The Law “On the Advokatura of the Kyrgyz Republic and Advocates’ Activity” defines the “Advokatura” (Advocacy) as a self-governed professional community of advocates that requires membership of all advocates, which is established on the basis of their common professional interests. The Advokatura should express and protect the interests of advocates, facilitate their professional development and facilitate the promotion of advocates’ work.
The Advokatura exercises the following functions, among others:
- consolidating advocates into one professional association and coordinating the activities of the territorial divisions of the Advokatura;
- promoting recognition, respect and protection of human rights and freedoms;
- defending the legitimate interests, honour and dignity of advocates and their social and professional rights;
- promoting continuing education of advocates and developing guidance for training and retraining of advocates and assistant advocates;
- outlining common principles and standards of professional ethics applicable to advocates and the operation of the Advokatura;
- representing lawyers before municipal and public authorities; and establishing the procedure for being admitted to the Advokatura.
Since its establishment, a number of standards and procedures of the Advokatura have been adopted.

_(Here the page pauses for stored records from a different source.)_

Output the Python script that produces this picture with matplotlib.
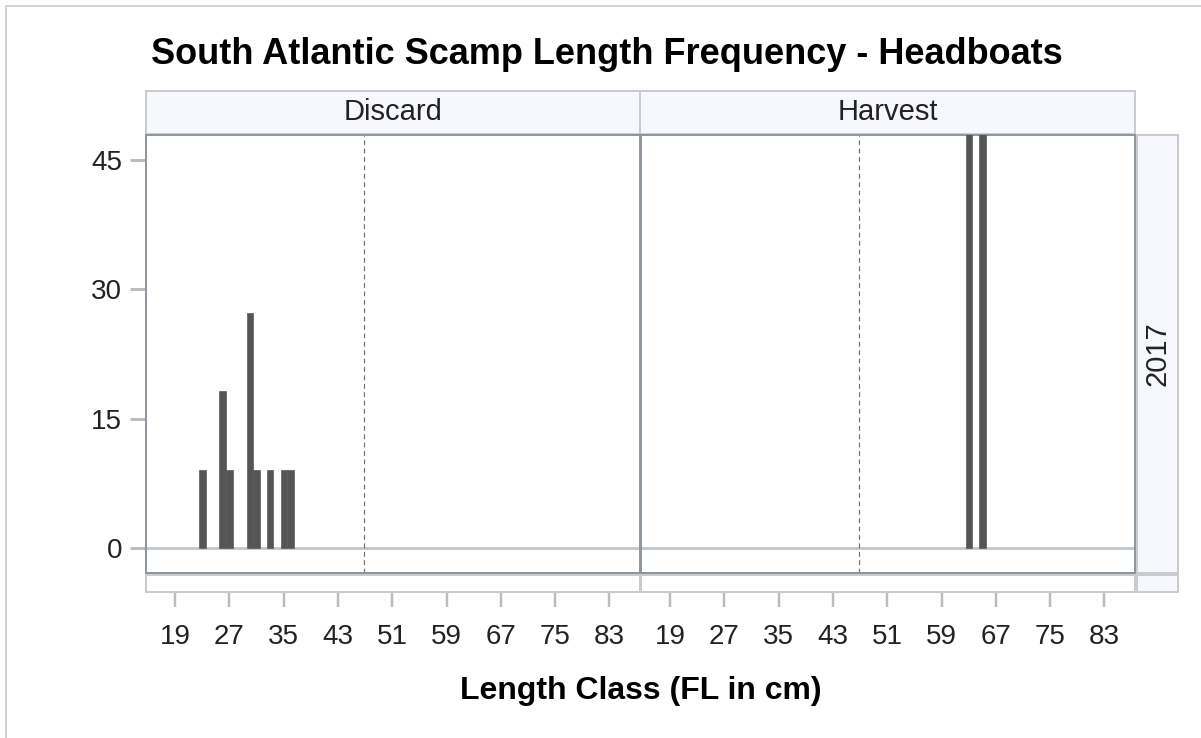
import matplotlib
matplotlib.use("Agg")
import matplotlib.pyplot as plt
from matplotlib.lines import Line2D

# ---- data ----
title = "South Atlantic Scamp Length Frequency - Headboats"
panels = ["Discard", "Harvest"]
row_label = "2017"
discard_lengths = [23, 26, 27, 30, 31, 33, 35, 36]
discard_pct = [9.09, 18.18, 9.09, 27.27, 9.09, 9.09, 9.09, 9.09]
harvest_lengths = [63, 65]
harvest_pct = [50.0, 50.0]
size_limit = 46.8
x_ticks = [19, 27, 35, 43, 51, 59, 67, 75, 83]
y_ticks = [0, 15, 30, 45]
x_label = "Length Class (FL in cm)"

W, H = 1201, 738
plt.rcParams['font.family'] = ['Liberation Sans', 'DejaVu Sans']
fig = plt.figure(figsize=(W / 100, H / 100), dpi=100)
fig.patch.set_facecolor('white')

def px(x0, y0, x1, y1):
    return [x0 / W, 1 - y1 / H, (x1 - x0) / W, (y1 - y0) / H]

PT = 72 / 100  # points per pixel
XLIM = (14.7, 87.5)
YLIM = (-2.9, 47.9)
frame_c = '#8f979e'
strip_fc = '#f7f8fe'
strip_ec = '#c9cbcd'
tick_c = '#b9bdc1'
bar_c = '#555555'

def strip(rect, text=None, rot=0, size=21):
    a = fig.add_axes(px(*rect))
    a.set_facecolor(strip_fc)
    a.set_xticks([]); a.set_yticks([])
    for s in a.spines.values():
        s.set_color(strip_ec); s.set_linewidth(2 * PT)
    if text:
        a.text(0.5, 0.5, text, ha='center', va='center', rotation=rot,
               fontsize=size, color='#222222', transform=a.transAxes)
    return a

# outer border
fig.add_artist(Line2D([6 / W, 1], [1 - 6 / H, 1 - 6 / H], color='#d4d4d4', lw=2 * PT, transform=fig.transFigure))
fig.add_artist(Line2D([6 / W, 6 / W], [0, 1 - 6 / H], color='#d4d4d4', lw=2 * PT, transform=fig.transFigure))

# title
fig.text(607 / W, 1 - 55 / H, title, ha='center', va='center', fontsize=26, fontweight='bold', color='black')

# header strips
strip((146, 91, 640, 134), panels[0])
strip((640, 91, 1135, 134), panels[1])
# row strip
strip((1137, 135, 1178, 573), row_label, rot=90)
strip((1137, 575, 1178, 592))

series = [(discard_lengths, discard_pct), (harvest_lengths, harvest_pct)]
xs = [(146, 640), (641, 1135)]
for i, ((lx, ly), (x0, x1)) in enumerate(zip(series, xs)):
    ax = fig.add_axes(px(x0, 135, x1, 573))
    ax.set_xlim(*XLIM); ax.set_ylim(*YLIM)
    ax.axhline(0, color='#c6cacd', lw=3 * PT, zorder=1)
    ax.axvline(size_limit, color='#707070', lw=1.2 * PT, ls=(0, (4, 3)), zorder=1)
    ax.bar(lx, ly, width=0.95, color=bar_c, edgecolor='#5a5a5a', linewidth=0.5, zorder=3)
    for s in ax.spines.values():
        s.set_color(frame_c); s.set_linewidth(2 * PT)
    ax.set_xticks([])
    if i == 0:
        ax.set_yticks(y_ticks)
        ax.set_yticklabels([str(v) for v in y_ticks])
        ax.tick_params(axis='y', length=16 * PT, width=3 * PT, color=tick_c,
                       pad=8 * PT, labelsize=20, labelcolor='#222222')
    else:
        ax.set_yticks([])
    # bottom axis strip with ticks
    b = fig.add_axes(px(x0, 575, x1, 592))
    b.set_xlim(*XLIM)
    b.set_yticks([])
    b.set_xticks(x_ticks)
    b.set_xticklabels([str(v) for v in x_ticks])
    b.tick_params(axis='x', length=15 * PT, width=2.5 * PT, color=tick_c,
                  pad=17 * PT, labelsize=20, labelcolor='#222222')
    for s in b.spines.values():
        s.set_color(strip_ec); s.set_linewidth(2 * PT)

fig.text(641 / W, 1 - 691 / H, x_label, ha='center', va='center', fontsize=23, fontweight='bold', color='black')

fig.savefig('out.png', dpi=100)
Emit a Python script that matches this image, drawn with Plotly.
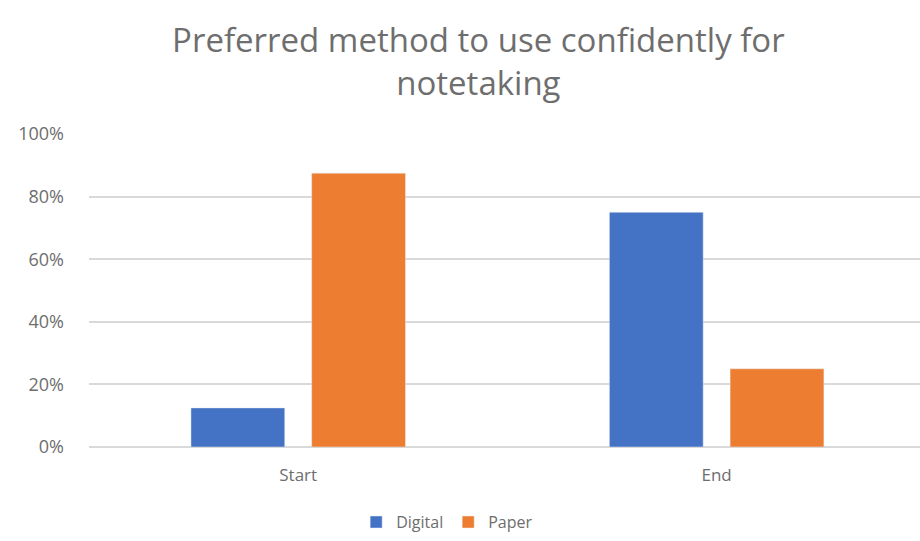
import plotly.graph_objects as go

categories = ["Start", "End"]
digital = [0.125, 0.75]
paper = [0.875, 0.25]
y_ticks = [0, 0.2, 0.4, 0.6, 0.8, 1.0]
y_tick_labels = ["0%", "20%", "40%", "60%", "80%", "100%"]
title_text = "Preferred method to use confidently for<br>notetaking"

FONT = "Open Sans"
GREY = "#6e6e6e"

fig = go.Figure()
fig.add_trace(go.Bar(name="Digital", x=categories, y=digital, marker_color="#4472C4"))
fig.add_trace(go.Bar(name="Paper", x=categories, y=paper, marker_color="#ED7D31"))

fig.update_layout(
    width=920, height=541,
    margin=dict(l=89, r=0, t=134, b=94),
    paper_bgcolor="white", plot_bgcolor="white",
    barmode="group", bargap=0.423, bargroupgap=0.223,
    font=dict(family=FONT, color=GREY, size=17),
    title=dict(text=title_text, x=0.52, xref="container", xanchor="center",
               y=1 - 52 / 541, yref="container", yanchor="middle",
               font=dict(family=FONT, size=33, color=GREY)),
    legend=dict(orientation="h", x=0.431, xanchor="center", y=-0.24, yanchor="middle",
                font=dict(size=16, color=GREY), itemwidth=30),
    xaxis=dict(range=[-0.5, 1.486], showline=False, ticks="", showgrid=False,
               ticklabelstandoff=16, tickfont=dict(size=17, color=GREY)),
    yaxis=dict(range=[0, 1], tickvals=y_ticks, ticktext=y_tick_labels,
               showgrid=True, gridcolor="#D9D9D9", gridwidth=1.5,
               zeroline=True, zerolinecolor="#D9D9D9", zerolinewidth=1.5,
               showline=False, ticks="", ticklabelstandoff=24,
               tickfont=dict(size=18, color=GREY)),
)

fig.write_html("out.html")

These include such key documents as the Charter of Advokatura, the Code of Professional Ethics, Regulations on the Ethics Commission of Advokatura, and the Strategic Plan for 2015–2017.
The Qualification Commission of the Advokatura is established under the Ministry of Justice of the Kyrgyz Republic. It has the following functions:
- holding a qualification exam to obtain a license to practice law;
- deciding whether a candidate should be allowed to take a qualification exam or not, following a verification of documents.
The number of individuals who have received licenses to practice advocacy, according to the Ministry of Justice of the Kyrgyz Republic (November 2014), is approximately to 3,500, with about 1,300 practising.
There is no special requirement for foreign law firms to obtain licences. In order to set up an office in the Kyrgyz Republic a foreign law firm may either set up a representative office/ branch or incorporate a local company (limited liability company or any other legal form permitted by Kyrgyz law). In both cases a local registration with the public authorities of the Kyrgyz Republic is required.
There is no requirement for a foreign lawyer to obtain a licence to practise law as a foreign legal consultant in Kyrgyzstan. Foreign lawyers cannot act as advocates and provide representation in criminal cases unless the Kyrgyz Republic and the respective foreign country are parties to an international (bilateral) agreement which provides a mutual recognition of advocates’ licences. The nationality requirement for local advocates makes it impossible for non-Kyrgyz citizens to requalify as local advocates.